Why a BOJ Hike Is Not a Non-Event for Crypto
The Bank of Japan has spent decades as the silent underwriter of global risk appetite. When Tokyo keeps rates near zero, yen is cheap to borrow and expensive to sit in — so institutional players fund long positions in higher-yielding assets, Bitcoin included, with borrowed yen. That is the carry trade, and it does not unwind gently. A rate hike at the BOJ does not just affect Japanese government bonds; it raises the cost of carry for anyone running that loop, and the most liquid exits get hit first.
That $BTC did not crack immediately after a 31-year rate high out of Tokyo does not mean the mechanism stopped working. It may mean the unwind has not started yet.

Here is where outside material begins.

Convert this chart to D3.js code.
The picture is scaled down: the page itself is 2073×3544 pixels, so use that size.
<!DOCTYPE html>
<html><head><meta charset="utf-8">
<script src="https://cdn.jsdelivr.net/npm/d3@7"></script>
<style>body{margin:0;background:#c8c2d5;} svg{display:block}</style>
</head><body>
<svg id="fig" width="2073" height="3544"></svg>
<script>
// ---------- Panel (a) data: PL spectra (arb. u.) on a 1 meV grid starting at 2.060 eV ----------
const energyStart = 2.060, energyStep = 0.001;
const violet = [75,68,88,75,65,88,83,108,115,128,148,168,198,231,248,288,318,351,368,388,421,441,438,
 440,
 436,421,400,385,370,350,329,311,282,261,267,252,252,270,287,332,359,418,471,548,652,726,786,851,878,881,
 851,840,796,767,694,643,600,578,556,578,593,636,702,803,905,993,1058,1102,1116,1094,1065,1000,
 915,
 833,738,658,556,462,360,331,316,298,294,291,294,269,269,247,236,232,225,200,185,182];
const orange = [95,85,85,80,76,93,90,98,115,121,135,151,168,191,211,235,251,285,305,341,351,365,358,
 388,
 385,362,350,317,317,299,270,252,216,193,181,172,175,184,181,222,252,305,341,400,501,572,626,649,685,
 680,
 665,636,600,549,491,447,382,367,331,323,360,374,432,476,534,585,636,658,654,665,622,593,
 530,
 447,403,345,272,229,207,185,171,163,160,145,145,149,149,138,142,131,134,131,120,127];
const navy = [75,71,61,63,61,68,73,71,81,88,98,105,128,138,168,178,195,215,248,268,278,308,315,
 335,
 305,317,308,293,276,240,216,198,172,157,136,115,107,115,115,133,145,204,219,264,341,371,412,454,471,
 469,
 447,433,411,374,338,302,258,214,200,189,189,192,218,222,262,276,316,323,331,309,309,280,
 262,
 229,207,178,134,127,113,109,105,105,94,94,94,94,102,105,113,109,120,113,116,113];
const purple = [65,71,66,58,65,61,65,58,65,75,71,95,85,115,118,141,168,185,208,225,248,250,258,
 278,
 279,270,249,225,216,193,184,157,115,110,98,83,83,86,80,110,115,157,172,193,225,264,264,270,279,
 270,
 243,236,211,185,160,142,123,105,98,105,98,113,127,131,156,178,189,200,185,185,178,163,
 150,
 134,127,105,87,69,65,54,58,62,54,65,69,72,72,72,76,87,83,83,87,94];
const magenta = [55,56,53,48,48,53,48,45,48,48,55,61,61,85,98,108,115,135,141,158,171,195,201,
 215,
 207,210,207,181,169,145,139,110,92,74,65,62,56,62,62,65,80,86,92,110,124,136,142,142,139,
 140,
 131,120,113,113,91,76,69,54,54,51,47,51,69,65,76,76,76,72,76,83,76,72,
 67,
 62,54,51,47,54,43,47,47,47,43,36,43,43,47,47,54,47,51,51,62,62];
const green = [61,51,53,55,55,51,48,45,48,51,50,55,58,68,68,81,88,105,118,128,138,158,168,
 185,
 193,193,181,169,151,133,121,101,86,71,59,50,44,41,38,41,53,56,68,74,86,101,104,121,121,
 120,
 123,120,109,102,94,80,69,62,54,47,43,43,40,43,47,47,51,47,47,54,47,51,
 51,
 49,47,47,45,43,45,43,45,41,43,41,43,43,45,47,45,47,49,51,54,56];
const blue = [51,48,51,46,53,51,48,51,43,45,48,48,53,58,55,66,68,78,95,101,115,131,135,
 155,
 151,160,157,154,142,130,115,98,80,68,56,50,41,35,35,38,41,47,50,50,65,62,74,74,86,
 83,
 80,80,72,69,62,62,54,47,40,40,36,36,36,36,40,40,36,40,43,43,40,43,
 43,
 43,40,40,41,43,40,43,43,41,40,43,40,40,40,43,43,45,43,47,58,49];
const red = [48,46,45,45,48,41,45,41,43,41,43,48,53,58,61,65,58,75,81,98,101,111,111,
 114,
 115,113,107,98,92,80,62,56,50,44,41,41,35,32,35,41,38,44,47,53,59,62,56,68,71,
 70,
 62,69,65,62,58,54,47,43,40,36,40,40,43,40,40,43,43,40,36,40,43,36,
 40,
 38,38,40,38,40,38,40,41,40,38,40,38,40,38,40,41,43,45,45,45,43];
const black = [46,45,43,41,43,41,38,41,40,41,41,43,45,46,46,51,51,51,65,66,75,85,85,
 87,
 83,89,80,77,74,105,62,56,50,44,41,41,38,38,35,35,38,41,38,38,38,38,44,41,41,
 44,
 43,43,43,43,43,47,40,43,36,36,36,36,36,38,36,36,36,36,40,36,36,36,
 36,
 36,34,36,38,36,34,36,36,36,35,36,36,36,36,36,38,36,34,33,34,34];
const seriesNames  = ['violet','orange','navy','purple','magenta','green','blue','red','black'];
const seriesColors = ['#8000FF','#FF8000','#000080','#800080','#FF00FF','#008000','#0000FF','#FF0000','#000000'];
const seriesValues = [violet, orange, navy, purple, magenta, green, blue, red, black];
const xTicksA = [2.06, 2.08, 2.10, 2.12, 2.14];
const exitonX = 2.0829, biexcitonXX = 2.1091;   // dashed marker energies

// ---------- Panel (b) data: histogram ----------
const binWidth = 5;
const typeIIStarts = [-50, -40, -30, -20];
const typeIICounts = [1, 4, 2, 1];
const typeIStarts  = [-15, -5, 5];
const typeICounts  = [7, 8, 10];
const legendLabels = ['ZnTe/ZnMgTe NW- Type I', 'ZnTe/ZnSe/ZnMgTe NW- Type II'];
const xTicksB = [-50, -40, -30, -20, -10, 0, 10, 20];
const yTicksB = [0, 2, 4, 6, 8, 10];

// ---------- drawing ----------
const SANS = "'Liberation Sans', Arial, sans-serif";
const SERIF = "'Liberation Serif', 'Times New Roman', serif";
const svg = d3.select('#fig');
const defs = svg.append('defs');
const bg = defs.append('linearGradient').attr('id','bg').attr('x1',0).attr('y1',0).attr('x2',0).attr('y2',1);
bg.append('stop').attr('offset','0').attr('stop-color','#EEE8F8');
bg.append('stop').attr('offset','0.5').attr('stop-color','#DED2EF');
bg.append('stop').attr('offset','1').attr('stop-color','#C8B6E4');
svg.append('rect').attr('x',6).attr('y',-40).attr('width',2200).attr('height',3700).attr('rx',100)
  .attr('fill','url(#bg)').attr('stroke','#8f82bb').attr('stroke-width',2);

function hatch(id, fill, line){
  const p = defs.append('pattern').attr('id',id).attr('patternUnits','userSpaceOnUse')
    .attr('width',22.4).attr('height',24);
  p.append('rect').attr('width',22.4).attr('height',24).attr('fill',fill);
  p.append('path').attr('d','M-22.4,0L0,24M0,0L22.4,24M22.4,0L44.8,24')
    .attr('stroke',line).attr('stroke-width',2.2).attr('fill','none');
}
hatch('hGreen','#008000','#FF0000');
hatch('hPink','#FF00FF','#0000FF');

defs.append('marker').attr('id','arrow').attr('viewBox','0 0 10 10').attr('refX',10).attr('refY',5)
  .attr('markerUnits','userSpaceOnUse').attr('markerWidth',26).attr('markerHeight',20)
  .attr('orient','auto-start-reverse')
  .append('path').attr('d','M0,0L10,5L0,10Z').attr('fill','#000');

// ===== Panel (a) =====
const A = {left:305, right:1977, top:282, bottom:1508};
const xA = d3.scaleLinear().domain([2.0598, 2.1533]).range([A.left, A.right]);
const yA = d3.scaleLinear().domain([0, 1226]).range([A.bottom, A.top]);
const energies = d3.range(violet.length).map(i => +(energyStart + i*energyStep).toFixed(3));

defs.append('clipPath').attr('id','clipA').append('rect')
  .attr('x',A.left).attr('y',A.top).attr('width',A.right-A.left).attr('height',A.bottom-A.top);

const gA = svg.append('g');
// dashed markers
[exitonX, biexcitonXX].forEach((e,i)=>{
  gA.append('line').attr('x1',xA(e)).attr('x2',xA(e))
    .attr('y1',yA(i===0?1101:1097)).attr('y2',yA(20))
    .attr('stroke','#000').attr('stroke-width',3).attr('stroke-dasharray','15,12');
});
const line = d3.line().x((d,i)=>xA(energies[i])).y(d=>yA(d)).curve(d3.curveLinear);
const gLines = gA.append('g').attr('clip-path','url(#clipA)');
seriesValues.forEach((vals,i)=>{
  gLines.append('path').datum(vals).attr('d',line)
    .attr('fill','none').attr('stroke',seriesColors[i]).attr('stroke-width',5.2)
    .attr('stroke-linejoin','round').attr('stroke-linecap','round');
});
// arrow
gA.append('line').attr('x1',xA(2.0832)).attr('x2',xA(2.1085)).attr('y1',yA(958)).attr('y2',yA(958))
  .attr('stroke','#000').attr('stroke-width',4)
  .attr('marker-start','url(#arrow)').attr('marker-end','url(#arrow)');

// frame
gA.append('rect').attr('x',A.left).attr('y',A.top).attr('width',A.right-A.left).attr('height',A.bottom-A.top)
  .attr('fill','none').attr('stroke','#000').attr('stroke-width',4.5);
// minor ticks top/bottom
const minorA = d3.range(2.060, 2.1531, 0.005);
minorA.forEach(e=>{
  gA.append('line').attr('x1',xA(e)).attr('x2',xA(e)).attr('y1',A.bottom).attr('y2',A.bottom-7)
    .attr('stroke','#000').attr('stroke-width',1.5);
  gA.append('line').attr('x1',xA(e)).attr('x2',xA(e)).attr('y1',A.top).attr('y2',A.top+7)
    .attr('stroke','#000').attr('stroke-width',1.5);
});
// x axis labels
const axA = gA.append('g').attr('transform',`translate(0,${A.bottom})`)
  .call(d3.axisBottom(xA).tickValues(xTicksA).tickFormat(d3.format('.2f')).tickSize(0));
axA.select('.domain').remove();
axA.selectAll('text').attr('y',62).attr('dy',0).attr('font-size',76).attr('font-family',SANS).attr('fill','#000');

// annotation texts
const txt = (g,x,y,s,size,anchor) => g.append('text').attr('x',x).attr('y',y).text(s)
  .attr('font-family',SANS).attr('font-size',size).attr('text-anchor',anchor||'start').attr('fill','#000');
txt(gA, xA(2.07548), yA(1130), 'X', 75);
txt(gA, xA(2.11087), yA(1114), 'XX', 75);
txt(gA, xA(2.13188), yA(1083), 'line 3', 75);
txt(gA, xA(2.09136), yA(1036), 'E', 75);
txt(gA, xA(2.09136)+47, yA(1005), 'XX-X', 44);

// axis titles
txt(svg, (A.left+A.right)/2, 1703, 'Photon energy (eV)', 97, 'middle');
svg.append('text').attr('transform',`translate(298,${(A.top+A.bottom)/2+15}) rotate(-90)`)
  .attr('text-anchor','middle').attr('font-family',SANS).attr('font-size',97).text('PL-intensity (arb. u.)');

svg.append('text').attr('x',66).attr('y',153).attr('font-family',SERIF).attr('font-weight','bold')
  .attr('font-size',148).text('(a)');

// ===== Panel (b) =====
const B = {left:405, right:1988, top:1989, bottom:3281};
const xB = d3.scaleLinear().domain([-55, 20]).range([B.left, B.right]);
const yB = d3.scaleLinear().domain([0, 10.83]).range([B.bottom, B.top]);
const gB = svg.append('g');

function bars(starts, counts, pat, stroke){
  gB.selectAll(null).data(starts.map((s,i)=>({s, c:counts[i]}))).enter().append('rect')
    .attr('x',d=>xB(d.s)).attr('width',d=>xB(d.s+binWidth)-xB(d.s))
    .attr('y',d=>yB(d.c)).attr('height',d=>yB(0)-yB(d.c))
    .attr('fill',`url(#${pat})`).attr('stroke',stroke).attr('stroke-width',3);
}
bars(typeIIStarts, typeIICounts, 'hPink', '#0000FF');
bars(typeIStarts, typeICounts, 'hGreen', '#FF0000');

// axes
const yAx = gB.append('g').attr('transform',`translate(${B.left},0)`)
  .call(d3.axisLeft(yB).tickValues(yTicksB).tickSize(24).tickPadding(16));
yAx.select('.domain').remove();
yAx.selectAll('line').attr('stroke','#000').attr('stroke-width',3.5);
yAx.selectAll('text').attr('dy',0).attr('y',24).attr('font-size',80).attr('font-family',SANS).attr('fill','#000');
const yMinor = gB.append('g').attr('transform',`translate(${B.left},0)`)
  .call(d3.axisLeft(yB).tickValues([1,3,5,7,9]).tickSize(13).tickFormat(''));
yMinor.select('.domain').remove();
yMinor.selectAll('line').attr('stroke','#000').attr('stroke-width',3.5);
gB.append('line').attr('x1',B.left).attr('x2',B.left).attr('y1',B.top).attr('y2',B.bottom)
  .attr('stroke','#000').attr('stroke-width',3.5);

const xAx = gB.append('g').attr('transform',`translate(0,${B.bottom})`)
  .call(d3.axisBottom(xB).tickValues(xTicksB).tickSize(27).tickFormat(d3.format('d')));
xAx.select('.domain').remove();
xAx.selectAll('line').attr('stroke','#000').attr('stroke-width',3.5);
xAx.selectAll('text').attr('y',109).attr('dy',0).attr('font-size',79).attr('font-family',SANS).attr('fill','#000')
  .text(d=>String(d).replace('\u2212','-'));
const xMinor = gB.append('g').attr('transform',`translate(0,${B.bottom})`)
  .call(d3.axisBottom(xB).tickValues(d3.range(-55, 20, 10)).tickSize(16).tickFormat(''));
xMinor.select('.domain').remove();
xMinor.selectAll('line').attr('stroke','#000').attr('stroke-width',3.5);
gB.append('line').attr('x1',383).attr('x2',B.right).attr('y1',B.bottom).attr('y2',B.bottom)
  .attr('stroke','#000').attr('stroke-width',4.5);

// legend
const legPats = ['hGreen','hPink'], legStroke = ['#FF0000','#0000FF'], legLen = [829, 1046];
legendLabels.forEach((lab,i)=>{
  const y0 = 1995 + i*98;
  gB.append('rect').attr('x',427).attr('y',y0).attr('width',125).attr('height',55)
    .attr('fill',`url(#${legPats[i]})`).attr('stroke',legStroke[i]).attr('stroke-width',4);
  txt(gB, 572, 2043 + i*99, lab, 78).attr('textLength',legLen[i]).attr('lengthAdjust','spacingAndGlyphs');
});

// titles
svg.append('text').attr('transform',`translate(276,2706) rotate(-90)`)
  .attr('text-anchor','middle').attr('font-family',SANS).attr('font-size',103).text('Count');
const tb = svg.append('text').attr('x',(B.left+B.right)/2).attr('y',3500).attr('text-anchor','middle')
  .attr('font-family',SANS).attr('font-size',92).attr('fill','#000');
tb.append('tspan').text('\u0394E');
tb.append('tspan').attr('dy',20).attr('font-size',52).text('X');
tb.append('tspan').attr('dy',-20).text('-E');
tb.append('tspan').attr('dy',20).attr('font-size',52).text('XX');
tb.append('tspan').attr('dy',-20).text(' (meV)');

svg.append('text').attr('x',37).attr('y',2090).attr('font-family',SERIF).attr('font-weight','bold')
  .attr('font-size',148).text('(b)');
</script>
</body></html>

The Calm as a Lagging Signal
Crypto markets have a documented pattern of front-running good news and lagging bad news by days or weeks. When the macro shock is diffuse — a central bank tightening gradually rather than emergency hiking — the repricing can be slow and then sudden. "May be misleading" is not a hedge; it is the actual trading risk.
Holders treating Bitcoin's non-reaction as validation of its macro resilience are making an attribution error. The asset did not shrug off the BOJ. It just has not priced the move in yet — or enough forced liquidations have not occurred to reveal where the real bid actually sits.
Until on-chain data shows organic accumulation rather than passive holding, the calm reads less like conviction and more like a market that has not finished deciding what the BOJ's 31-year high actually means for the cost of the bets underneath it.